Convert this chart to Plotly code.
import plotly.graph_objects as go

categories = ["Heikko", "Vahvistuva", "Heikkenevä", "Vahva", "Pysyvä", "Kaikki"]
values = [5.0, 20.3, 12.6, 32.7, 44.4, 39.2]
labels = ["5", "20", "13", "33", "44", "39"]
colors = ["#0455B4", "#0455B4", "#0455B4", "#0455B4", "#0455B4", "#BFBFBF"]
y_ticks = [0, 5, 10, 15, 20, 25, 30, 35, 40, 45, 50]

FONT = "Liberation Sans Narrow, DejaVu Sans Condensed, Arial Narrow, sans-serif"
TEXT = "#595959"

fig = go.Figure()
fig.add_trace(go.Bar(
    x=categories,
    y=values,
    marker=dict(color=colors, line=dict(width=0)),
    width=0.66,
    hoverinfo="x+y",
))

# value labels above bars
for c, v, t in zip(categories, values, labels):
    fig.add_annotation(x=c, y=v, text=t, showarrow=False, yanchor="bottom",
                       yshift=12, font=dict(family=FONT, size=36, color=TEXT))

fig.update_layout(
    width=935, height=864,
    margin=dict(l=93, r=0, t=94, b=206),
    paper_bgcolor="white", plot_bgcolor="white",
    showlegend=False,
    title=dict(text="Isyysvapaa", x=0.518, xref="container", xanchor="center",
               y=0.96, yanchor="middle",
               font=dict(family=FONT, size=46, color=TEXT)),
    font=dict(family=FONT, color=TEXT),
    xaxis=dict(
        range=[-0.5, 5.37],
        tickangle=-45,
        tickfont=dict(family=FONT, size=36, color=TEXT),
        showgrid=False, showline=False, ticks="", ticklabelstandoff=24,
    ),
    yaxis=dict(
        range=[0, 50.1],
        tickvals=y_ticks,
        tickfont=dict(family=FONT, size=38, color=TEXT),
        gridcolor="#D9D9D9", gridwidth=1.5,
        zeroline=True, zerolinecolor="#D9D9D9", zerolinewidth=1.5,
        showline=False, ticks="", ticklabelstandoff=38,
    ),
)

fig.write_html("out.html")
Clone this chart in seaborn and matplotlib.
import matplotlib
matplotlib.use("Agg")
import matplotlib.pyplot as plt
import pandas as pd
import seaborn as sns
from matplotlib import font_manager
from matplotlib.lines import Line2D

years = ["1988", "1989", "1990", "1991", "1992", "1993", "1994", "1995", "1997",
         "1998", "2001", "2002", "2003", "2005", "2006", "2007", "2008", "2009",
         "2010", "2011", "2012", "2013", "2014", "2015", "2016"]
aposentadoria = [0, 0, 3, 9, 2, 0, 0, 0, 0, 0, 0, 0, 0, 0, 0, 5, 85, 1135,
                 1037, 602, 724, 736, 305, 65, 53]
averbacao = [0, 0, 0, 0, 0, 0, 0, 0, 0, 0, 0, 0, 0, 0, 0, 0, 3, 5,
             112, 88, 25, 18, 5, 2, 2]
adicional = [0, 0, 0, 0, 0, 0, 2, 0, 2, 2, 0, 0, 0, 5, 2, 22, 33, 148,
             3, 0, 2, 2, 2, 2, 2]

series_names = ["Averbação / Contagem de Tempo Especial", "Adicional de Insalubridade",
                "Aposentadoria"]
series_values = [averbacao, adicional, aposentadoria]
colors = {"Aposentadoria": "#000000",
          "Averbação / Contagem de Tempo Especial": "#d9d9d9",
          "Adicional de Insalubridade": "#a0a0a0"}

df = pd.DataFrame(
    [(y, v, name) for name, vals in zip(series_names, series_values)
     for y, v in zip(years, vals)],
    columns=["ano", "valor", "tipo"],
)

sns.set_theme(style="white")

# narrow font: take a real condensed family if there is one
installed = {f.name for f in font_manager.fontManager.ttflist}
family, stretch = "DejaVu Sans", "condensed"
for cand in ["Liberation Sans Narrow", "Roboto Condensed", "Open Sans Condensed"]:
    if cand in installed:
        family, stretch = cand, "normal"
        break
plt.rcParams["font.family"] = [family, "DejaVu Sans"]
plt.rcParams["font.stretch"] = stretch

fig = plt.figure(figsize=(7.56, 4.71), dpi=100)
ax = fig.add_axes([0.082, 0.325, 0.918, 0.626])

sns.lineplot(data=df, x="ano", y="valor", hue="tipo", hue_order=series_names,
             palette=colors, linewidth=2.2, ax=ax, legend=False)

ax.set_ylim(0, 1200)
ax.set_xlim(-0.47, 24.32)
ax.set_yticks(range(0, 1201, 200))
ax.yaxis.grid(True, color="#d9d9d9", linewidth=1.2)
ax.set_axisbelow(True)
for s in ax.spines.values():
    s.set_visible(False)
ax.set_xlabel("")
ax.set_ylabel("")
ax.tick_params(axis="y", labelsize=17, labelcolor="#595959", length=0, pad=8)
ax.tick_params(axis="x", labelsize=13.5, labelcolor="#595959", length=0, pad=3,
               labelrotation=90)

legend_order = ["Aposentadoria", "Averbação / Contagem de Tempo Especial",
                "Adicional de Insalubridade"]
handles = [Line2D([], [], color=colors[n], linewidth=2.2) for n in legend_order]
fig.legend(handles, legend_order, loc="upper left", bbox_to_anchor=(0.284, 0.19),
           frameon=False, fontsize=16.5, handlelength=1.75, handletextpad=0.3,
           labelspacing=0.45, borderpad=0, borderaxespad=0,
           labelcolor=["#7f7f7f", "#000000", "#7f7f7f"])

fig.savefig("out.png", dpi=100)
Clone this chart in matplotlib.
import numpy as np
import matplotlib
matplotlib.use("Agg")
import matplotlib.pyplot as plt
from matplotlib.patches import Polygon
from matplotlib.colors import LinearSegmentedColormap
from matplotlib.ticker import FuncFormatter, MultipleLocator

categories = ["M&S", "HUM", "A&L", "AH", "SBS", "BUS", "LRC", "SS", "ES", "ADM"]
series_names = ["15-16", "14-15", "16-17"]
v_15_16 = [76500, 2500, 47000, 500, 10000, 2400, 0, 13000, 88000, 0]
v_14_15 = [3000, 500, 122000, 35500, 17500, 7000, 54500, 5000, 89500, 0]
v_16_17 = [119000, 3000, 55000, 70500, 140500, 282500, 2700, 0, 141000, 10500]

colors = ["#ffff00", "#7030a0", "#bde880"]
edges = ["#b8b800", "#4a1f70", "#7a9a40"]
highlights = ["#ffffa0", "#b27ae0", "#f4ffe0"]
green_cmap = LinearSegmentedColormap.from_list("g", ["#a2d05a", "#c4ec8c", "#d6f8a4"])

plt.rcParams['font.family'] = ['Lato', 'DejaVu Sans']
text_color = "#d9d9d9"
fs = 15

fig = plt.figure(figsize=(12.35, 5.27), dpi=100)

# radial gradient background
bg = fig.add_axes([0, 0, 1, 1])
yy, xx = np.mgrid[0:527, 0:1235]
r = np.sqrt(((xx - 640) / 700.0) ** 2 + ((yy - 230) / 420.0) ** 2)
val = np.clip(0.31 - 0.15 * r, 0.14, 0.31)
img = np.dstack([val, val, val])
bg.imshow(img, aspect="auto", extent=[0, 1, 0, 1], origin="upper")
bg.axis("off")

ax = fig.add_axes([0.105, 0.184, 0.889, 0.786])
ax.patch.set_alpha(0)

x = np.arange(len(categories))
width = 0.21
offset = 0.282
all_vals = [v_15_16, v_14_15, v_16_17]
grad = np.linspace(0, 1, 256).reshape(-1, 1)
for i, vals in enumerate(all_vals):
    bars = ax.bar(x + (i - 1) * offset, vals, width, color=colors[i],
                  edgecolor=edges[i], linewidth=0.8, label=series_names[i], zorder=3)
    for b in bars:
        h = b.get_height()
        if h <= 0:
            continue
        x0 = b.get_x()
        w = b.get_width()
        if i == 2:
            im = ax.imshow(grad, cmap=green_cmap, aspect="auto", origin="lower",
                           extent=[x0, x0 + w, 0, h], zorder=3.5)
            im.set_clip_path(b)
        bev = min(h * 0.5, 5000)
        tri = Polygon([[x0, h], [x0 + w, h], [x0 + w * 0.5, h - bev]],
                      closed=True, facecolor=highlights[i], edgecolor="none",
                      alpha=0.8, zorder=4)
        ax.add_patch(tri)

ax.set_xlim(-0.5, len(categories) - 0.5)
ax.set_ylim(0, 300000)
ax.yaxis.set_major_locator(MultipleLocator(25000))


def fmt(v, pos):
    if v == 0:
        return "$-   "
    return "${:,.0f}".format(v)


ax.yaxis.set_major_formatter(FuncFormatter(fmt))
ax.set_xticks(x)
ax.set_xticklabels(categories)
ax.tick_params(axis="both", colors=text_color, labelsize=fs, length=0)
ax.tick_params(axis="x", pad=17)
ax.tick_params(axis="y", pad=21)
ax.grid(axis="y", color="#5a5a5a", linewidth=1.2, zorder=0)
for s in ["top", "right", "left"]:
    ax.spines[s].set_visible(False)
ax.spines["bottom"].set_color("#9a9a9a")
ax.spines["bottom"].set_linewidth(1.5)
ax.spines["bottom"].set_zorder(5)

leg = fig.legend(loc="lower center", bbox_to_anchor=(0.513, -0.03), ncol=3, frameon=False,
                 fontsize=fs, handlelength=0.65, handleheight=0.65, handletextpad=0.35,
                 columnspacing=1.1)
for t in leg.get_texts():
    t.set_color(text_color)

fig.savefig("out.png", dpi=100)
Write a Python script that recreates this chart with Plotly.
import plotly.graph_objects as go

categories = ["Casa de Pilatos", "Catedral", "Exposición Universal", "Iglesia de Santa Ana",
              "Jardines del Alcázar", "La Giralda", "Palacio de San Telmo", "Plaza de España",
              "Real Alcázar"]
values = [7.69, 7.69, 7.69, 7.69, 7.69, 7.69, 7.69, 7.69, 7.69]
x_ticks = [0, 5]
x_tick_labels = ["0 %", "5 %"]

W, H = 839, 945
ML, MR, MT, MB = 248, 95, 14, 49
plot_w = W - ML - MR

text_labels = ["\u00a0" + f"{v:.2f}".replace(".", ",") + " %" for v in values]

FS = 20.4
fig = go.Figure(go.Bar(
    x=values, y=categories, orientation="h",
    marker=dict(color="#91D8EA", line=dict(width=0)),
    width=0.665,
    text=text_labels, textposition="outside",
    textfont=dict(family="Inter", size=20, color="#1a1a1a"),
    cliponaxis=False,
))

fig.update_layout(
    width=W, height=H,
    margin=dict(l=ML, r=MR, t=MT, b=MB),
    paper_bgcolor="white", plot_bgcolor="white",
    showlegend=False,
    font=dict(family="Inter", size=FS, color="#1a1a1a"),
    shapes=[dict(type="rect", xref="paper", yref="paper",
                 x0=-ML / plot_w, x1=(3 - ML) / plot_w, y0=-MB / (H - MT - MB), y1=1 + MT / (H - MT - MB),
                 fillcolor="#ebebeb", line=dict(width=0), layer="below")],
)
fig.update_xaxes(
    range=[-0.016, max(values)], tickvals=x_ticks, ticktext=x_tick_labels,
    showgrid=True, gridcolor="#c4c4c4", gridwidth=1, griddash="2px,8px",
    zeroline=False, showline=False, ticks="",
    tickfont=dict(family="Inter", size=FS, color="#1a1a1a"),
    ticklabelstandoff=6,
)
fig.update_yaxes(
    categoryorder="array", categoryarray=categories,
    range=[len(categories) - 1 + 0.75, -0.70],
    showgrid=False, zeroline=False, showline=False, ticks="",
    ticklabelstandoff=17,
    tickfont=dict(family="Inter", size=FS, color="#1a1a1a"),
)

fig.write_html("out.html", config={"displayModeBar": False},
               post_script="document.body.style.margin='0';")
....
Stated goal: Begin at the line that has "Clone this chart in seaborn and matplotlib."; stop after the line that has "from matplotlib.lines import Line2D". Copy every line in that span exactly.

Written solution:
Clone this chart in seaborn and matplotlib.
import matplotlib
matplotlib.use("Agg")
import matplotlib.pyplot as plt
import pandas as pd
import seaborn as sns
from matplotlib import font_manager
from matplotlib.lines import Line2D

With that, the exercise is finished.